Although he’s been making destination-worthy desserts at Caffè Sicilia for decades, Corrado Assenza didn’t always want to be a pastry chef. And, at one point in his life after he’d taken over the cafe, he even rebelled against the traditional recipes that his family had used for generations. This attempt to take the menu in a different direction completely alienated his customers, but the failed experiment ultimately helped Corrado approach the traditional style with a renewed sense of purpose. “I’ve chosen my path, and I’ve followed it,” Assenza says. “Now I have no ambition. A life of simplicity, of quality, and my family makes me happy and satisfied.”

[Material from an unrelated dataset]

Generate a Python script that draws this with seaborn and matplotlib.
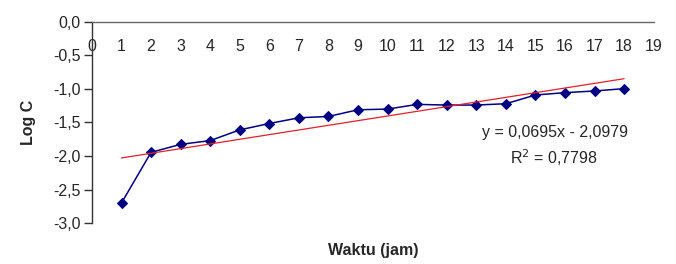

Even if you’re burnt out on high-minded chef documentaries, this one is worth watching if only for the gorgeous pastry-making sequences and glimpses of the life in a small Sicilian town.
2) Parts Unknown, “Armenia”
Watch it on: Amazon Video, iTunes, Google Play
The gist: Last month, food lovers around the world grieved the loss of Anthony Bourdain, a visionary author and TV host who rewrote the rules for culinary TV shows. This episode of his hit CNN travel show, which aired two weeks before Bourdain took his own life, is a good example of how he used his perch to tell stories that you don’t often see on television.
Bourdain and his crew spend this episode recounting the story of the Armenian genocide and its aftermath, with insights from historians and relatives of the people who lived through this brutal time in the nation’s history. The episode also explores the Armenian diaspora, and all the ways the country is currently encouraging children to embrace the arts and sciences. Along the way, the host eats in both trendy restaurants and home kitchens with his tour guide for this trip, System of a Down frontman Serj Tankian.
At one particularly memorable moment, Tony ventures to a disputed territory, the Republic of Artsakh, in a helicopter, a move that would make headlines in a neighboring country. “Simply by coming here, I’ve become, as I read in the papers a few days later, officially persona non grata in Azerbaijan,” the host explains.
Bourdain became famous for serving up insights about kitchen life with his razor-sharp wit, but as this installment of Parts Unknown proves, he was more than just an author and entertainer — he was a passionate journalist, too.
1) Ugly Delicious, ”Tacos”
Watch it on: Netflix
The gist: David Chang’s Netflix series is a hybrid travel show, culinary documentary, and Vox-style explainer program, imbued with the exuberant energy of the chef’s now-defunct magazine Lucky Peach.
The taco episode is arguably the most entertaining and informative of the bunch. It begins with a late-night tortilla crawl through the streets of LA where Chang and his onetime Lucky Peach collaborator Peter Meehan are joined by food writing legends Jonathan Gold and Gustavo Arellano. Later in the episode, Meehan ventures to Puebla to track the origins of tacos Arabes, and he later connects with chef Rosio Sánchez as part of a research mission for Noma Mexico. And in a particularly inspired part, Arellano visits Mitla Cafe, the Southern California restaurant that a savvy businessman by the name of Glen Bell basically ripped off to create Taco Bell.
Like all the best chapters of this show, the taco episode offers myriad perspectives on a wildly popular dish that is somehow undervalued in American culture. “I do think people don’t realize how much time goes into a lot of Mexican food,” Sánchez says. “Especially like tacos and moles, people will just eat it and go ‘Oh, okay.’ It’s a huge effort, and I think sometimes it gets lost.”
Have a great weekend, and if you’re looking for something refreshing and exceedingly summery to make, consider whipping up Fanny Gerson’s spicy watermelon sorbet.